= Instructions to follow =
Report every line below that holds the word "with".

= Collected data =
START
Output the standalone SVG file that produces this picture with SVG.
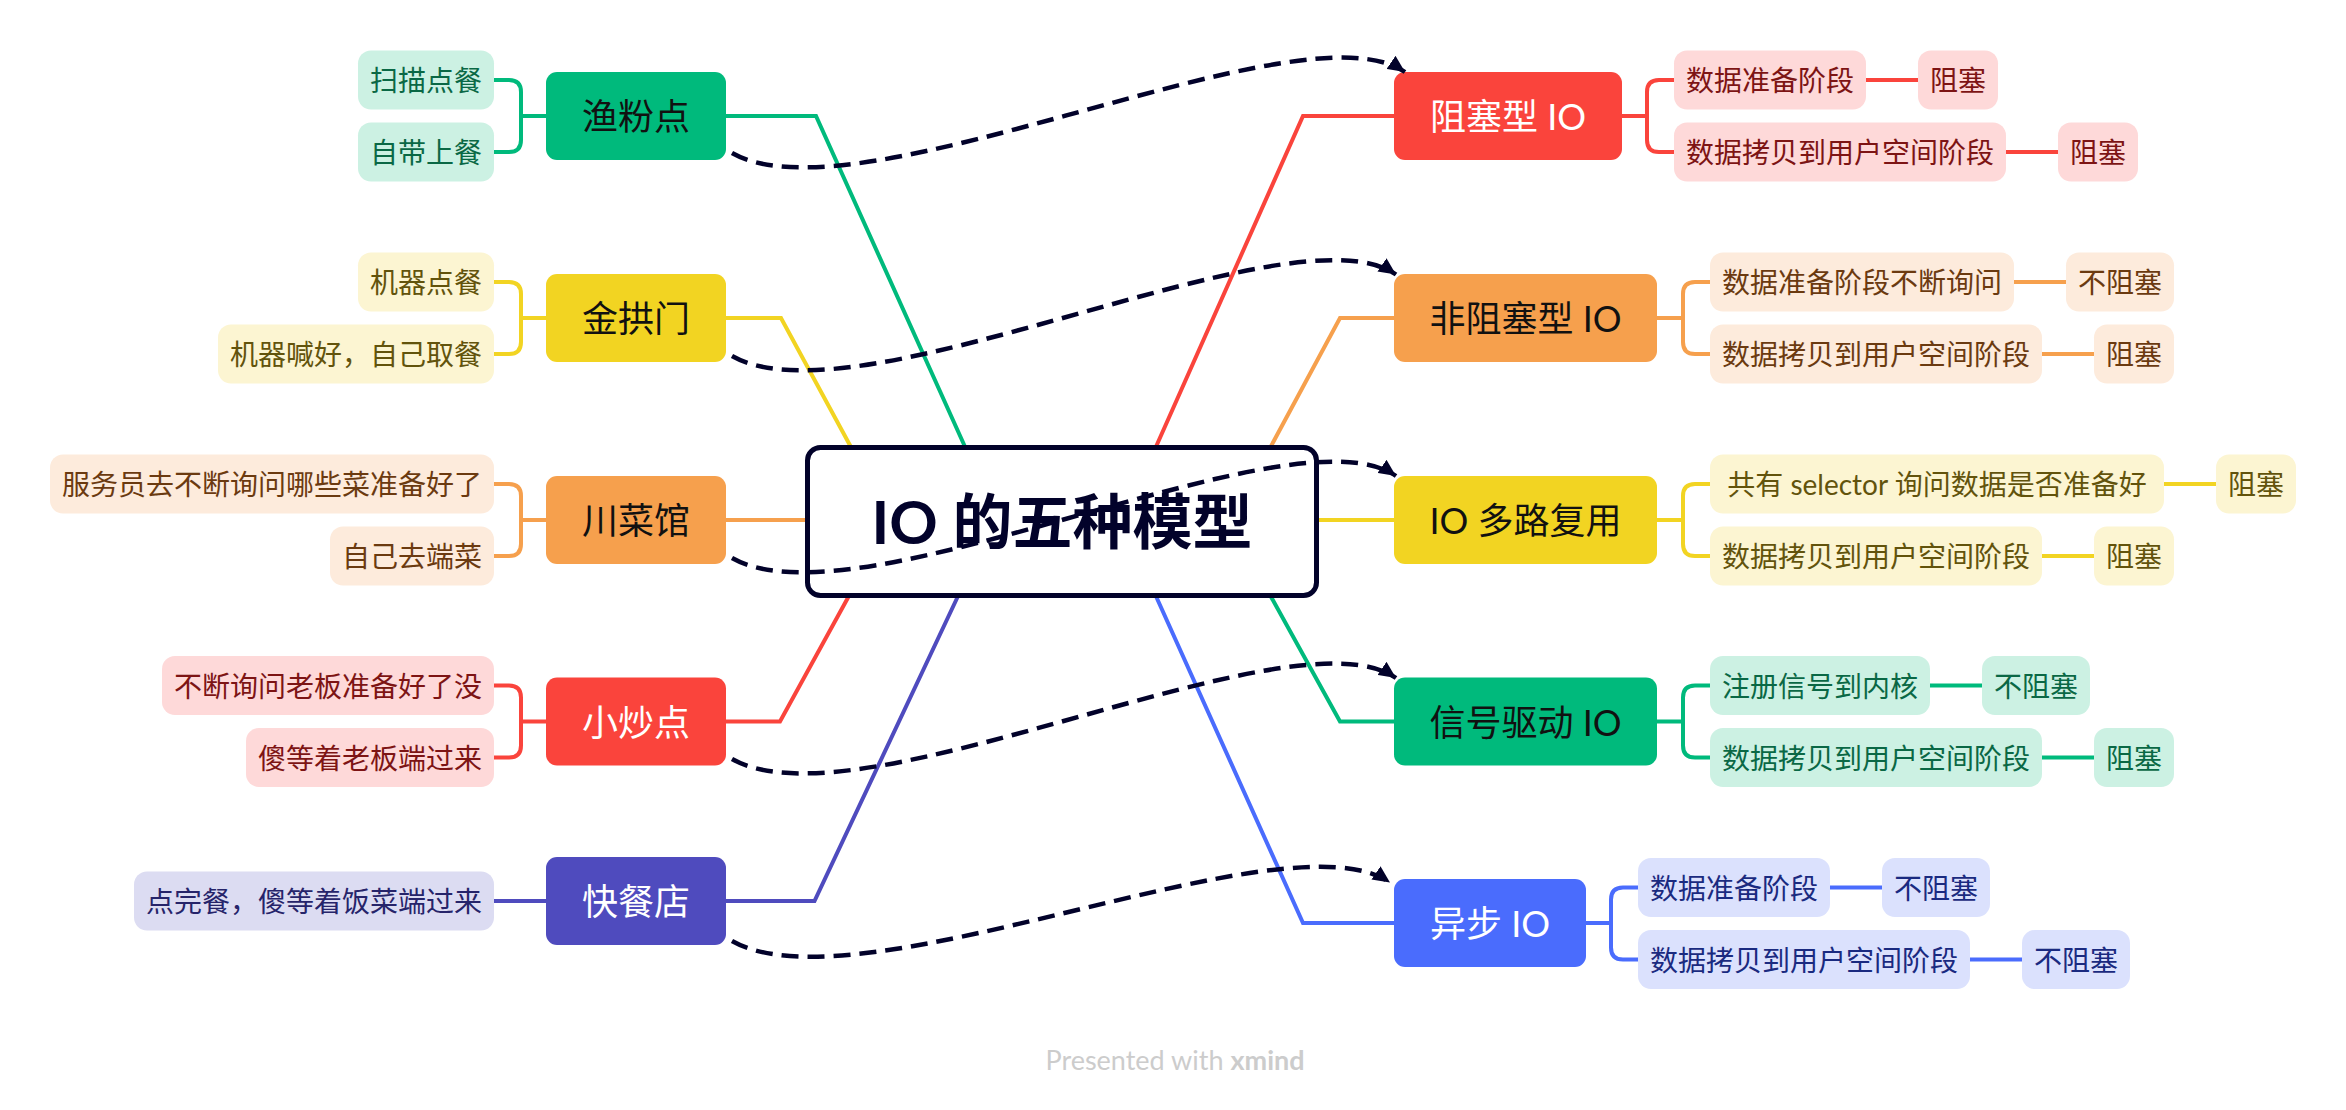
<svg xmlns="http://www.w3.org/2000/svg" width="2346" height="1110" viewBox="0 0 2346 1110">
<style>
text{font-family:Lato,"Noto Sans CJK SC",sans-serif;text-anchor:middle;dominant-baseline:central}
.mt{font-size:36px}
.lt{font-size:28px}
.ln{fill:none;stroke-width:4}
.rel{fill:none;stroke:#02022a;stroke-width:4.5;stroke-dasharray:17 9}
.g1{fill:#00ba7c}.g2{fill:#ccf1e3}.g3{fill:#0a6845}.gs{stroke:#00ba7c}
.y1{fill:#f2d422}.y2{fill:#fcf5d2}.y3{fill:#62530c}.ys{stroke:#f2d422}
.o1{fill:#f6a04d}.o2{fill:#fdebdc}.o3{fill:#6b3a10}.os{stroke:#f6a04d}
.r1{fill:#fa443c}.r2{fill:#fed9d9}.r3{fill:#7d1414}.rs{stroke:#fa443c}
.p1{fill:#4f4bbe}.p2{fill:#dcdcf2}.p3{fill:#26246a}.ps{stroke:#4f4bbe}
.b1{fill:#4a6cfd}.b2{fill:#dbe1fd}.b3{fill:#1a2a80}.bs{stroke:#4a6cfd}
.dk{fill:#111111}.wh{fill:#ffffff}
</style>
<defs>
<marker id="arr" markerUnits="userSpaceOnUse" markerWidth="20" markerHeight="16" refX="17" refY="8" orient="auto"><path d="M0,0 L17,8 L0,16 Z" fill="#02022a"/></marker>
</defs>
<rect width="2346" height="1110" fill="#ffffff"/>
<g id="connectors">
<path class="ln gs" d="M726,116H816L966,449"/>
<path class="ln ys" d="M726,318H781L852,449"/>
<path class="ln os" d="M726,520H810"/>
<path class="ln rs" d="M726,721.5H780L850,594"/>
<path class="ln ps" d="M726,901H814.5L959,594"/>
<path class="ln rs" d="M1394,116H1303L1155,449"/>
<path class="ln os" d="M1394,318H1340L1269.5,449"/>
<path class="ln ys" d="M1394,520H1314"/>
<path class="ln gs" d="M1394,721.5H1340L1269.5,594"/>
<path class="ln bs" d="M1394,923H1303L1155,594"/>
<path class="ln gs" d="M546,116H521M494,80H509Q521,80 521,92V140Q521,152 509,152H494"/>
<path class="ln ys" d="M546,318H521M494,282H509Q521,282 521,294V342Q521,354 509,354H494"/>
<path class="ln os" d="M546,520H521M494,484H509Q521,484 521,496V544Q521,556 509,556H494"/>
<path class="ln rs" d="M546,721.5H521M494,685.5H509Q521,685.5 521,697.5V745.5Q521,757.5 509,757.5H494"/>
<path class="ln ps" d="M546,901H494"/>
<path class="ln rs" d="M1622,116H1647M1674,80H1659Q1647,80 1647,92V140Q1647,152 1659,152H1674"/>
<path class="ln os" d="M1657,318H1683M1710,282H1695Q1683,282 1683,294V342Q1683,354 1695,354H1710"/>
<path class="ln ys" d="M1657,520H1683M1710,484H1695Q1683,484 1683,496V544Q1683,556 1695,556H1710"/>
<path class="ln gs" d="M1657,721.5H1683M1710,685.5H1695Q1683,685.5 1683,697.5V745.5Q1683,757.5 1695,757.5H1710"/>
<path class="ln bs" d="M1586,923H1611M1638,887.5H1623Q1611,887.5 1611,899.5V947.5Q1611,959.5 1623,959.5H1638"/>
<path class="ln rs" d="M1866,80H1918M2006,152H2058"/>
<path class="ln os" d="M2014,282H2066M2042,354H2094"/>
<path class="ln ys" d="M2164,484H2216M2042,556H2094"/>
<path class="ln gs" d="M1930,685.5H1982M2042,757.5H2094"/>
<path class="ln bs" d="M1830,887.5H1882M1970,959.5H2022"/>
</g>
<g id="central"><rect x="807.5" y="447.5" width="509" height="148" rx="13" fill="#ffffff" stroke="#02022a" stroke-width="5"/><text x="1062" y="521" font-size="60" font-weight="bold" fill="#02022a">IO 的五种模型</text></g>
<g id="n-yufen"><rect class="g1" x="546" y="72" width="180" height="88" rx="11"/><text class="mt dk" x="636" y="116">渔粉点</text></g>
<g id="n-jingongmen"><rect class="y1" x="546" y="274" width="180" height="88" rx="11"/><text class="mt dk" x="636" y="318">金拱门</text></g>
<g id="n-chuancai"><rect class="o1" x="546" y="476" width="180" height="88" rx="11"/><text class="mt dk" x="636" y="520">川菜馆</text></g>
<g id="n-xiaochao"><rect class="r1" x="546" y="677.5" width="180" height="88" rx="11"/><text class="mt wh" x="636" y="721.5">小炒点</text></g>
<g id="n-kuaican"><rect class="p1" x="546" y="857" width="180" height="88" rx="11"/><text class="mt wh" x="636" y="901">快餐店</text></g>
<g id="n-block"><rect class="r1" x="1394" y="72" width="228" height="88" rx="11"/><text class="mt wh" x="1508" y="116">阻塞型 IO</text></g>
<g id="n-nonblock"><rect class="o1" x="1394" y="274" width="263" height="88" rx="11"/><text class="mt dk" x="1525.5" y="318">非阻塞型 IO</text></g>
<g id="n-mux"><rect class="y1" x="1394" y="476" width="263" height="88" rx="11"/><text class="mt dk" x="1525.5" y="520">IO 多路复用</text></g>
<g id="n-signal"><rect class="g1" x="1394" y="677.5" width="263" height="88" rx="11"/><text class="mt dk" x="1525.5" y="721.5">信号驱动 IO</text></g>
<g id="n-async"><rect class="b1" x="1394" y="879" width="192" height="88" rx="11"/><text class="mt wh" x="1490" y="923">异步 IO</text></g>
<g id="l1"><rect class="g2" x="358" y="50.5" width="136" height="59" rx="13"/><text class="lt g3" x="426" y="80">扫描点餐</text></g>
<g id="l2"><rect class="g2" x="358" y="122.5" width="136" height="59" rx="13"/><text class="lt g3" x="426" y="152">自带上餐</text></g>
<g id="l3"><rect class="y2" x="358" y="252.5" width="136" height="59" rx="13"/><text class="lt y3" x="426" y="282">机器点餐</text></g>
<g id="l4"><rect class="y2" x="218" y="324.5" width="276" height="59" rx="13"/><text class="lt y3" x="356" y="354">机器喊好，自己取餐</text></g>
<g id="l5"><rect class="o2" x="50" y="454.5" width="444" height="59" rx="13"/><text class="lt o3" x="272" y="484">服务员去不断询问哪些菜准备好了</text></g>
<g id="l6"><rect class="o2" x="330" y="526.5" width="164" height="59" rx="13"/><text class="lt o3" x="412" y="556">自己去端菜</text></g>
<g id="l7"><rect class="r2" x="162" y="656" width="332" height="59" rx="13"/><text class="lt r3" x="328" y="685.5">不断询问老板准备好了没</text></g>
<g id="l8"><rect class="r2" x="246" y="728" width="248" height="59" rx="13"/><text class="lt r3" x="370" y="757.5">傻等着老板端过来</text></g>
<g id="l9"><rect class="p2" x="134" y="871.5" width="360" height="59" rx="13"/><text class="lt p3" x="314" y="901">点完餐，傻等着饭菜端过来</text></g>
<g id="r1a"><rect class="r2" x="1674" y="50.5" width="192" height="59" rx="13"/><text class="lt r3" x="1770" y="80">数据准备阶段</text></g>
<g id="r1b"><rect class="r2" x="1918" y="50.5" width="80" height="59" rx="13"/><text class="lt r3" x="1958" y="80">阻塞</text></g>
<g id="r2a"><rect class="r2" x="1674" y="122.5" width="332" height="59" rx="13"/><text class="lt r3" x="1840" y="152">数据拷贝到用户空间阶段</text></g>
<g id="r2b"><rect class="r2" x="2058" y="122.5" width="80" height="59" rx="13"/><text class="lt r3" x="2098" y="152">阻塞</text></g>
<g id="r3a"><rect class="o2" x="1710" y="252.5" width="304" height="59" rx="13"/><text class="lt o3" x="1862" y="282">数据准备阶段不断询问</text></g>
<g id="r3b"><rect class="o2" x="2066" y="252.5" width="108" height="59" rx="13"/><text class="lt o3" x="2120" y="282">不阻塞</text></g>
<g id="r4a"><rect class="o2" x="1710" y="324.5" width="332" height="59" rx="13"/><text class="lt o3" x="1876" y="354">数据拷贝到用户空间阶段</text></g>
<g id="r4b"><rect class="o2" x="2094" y="324.5" width="80" height="59" rx="13"/><text class="lt o3" x="2134" y="354">阻塞</text></g>
<g id="r5a"><rect class="y2" x="1710" y="454.5" width="454" height="59" rx="13"/><text class="lt y3" x="1937" y="484">共有 selector 询问数据是否准备好</text></g>
<g id="r5b"><rect class="y2" x="2216" y="454.5" width="80" height="59" rx="13"/><text class="lt y3" x="2256" y="484">阻塞</text></g>
<g id="r6a"><rect class="y2" x="1710" y="526.5" width="332" height="59" rx="13"/><text class="lt y3" x="1876" y="556">数据拷贝到用户空间阶段</text></g>
<g id="r6b"><rect class="y2" x="2094" y="526.5" width="80" height="59" rx="13"/><text class="lt y3" x="2134" y="556">阻塞</text></g>
<g id="r7a"><rect class="g2" x="1710" y="656" width="220" height="59" rx="13"/><text class="lt g3" x="1820" y="685.5">注册信号到内核</text></g>
<g id="r7b"><rect class="g2" x="1982" y="656" width="108" height="59" rx="13"/><text class="lt g3" x="2036" y="685.5">不阻塞</text></g>
<g id="r8a"><rect class="g2" x="1710" y="728" width="332" height="59" rx="13"/><text class="lt g3" x="1876" y="757.5">数据拷贝到用户空间阶段</text></g>
<g id="r8b"><rect class="g2" x="2094" y="728" width="80" height="59" rx="13"/><text class="lt g3" x="2134" y="757.5">阻塞</text></g>
<g id="r9a"><rect class="b2" x="1638" y="858" width="192" height="59" rx="13"/><text class="lt b3" x="1734" y="887.5">数据准备阶段</text></g>
<g id="r9b"><rect class="b2" x="1882" y="858" width="108" height="59" rx="13"/><text class="lt b3" x="1936" y="887.5">不阻塞</text></g>
<g id="r10a"><rect class="b2" x="1638" y="930" width="332" height="59" rx="13"/><text class="lt b3" x="1804" y="959.5">数据拷贝到用户空间阶段</text></g>
<g id="r10b"><rect class="b2" x="2022" y="930" width="108" height="59" rx="13"/><text class="lt b3" x="2076" y="959.5">不阻塞</text></g>
<g id="relationships">
<path class="rel" marker-end="url(#arr)" d="M732,153C860,225 1300,0 1405,72"/>
<path class="rel" marker-end="url(#arr)" d="M732,356C860,428 1291,202.5 1396,274.5"/>
<path class="rel" marker-end="url(#arr)" d="M732,558C860,630 1291,404 1396,476"/>
<path class="rel" marker-end="url(#arr)" d="M732,759C860,831 1291,606 1396,678"/>
<path class="rel" marker-end="url(#arr)" d="M732,941C860,1013 1285,810.5 1390,882.5"/>
</g>
<text x="1175" y="1059" font-size="27" fill="#cccccc">Presented with <tspan font-weight="bold">xmind</tspan></text>
</svg>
END
= Exercise output =
Output the standalone SVG file that produces this picture with SVG.
<text x="1175" y="1059" font-size="27" fill="#cccccc">Presented with <tspan font-weight="bold">xmind</tspan></text>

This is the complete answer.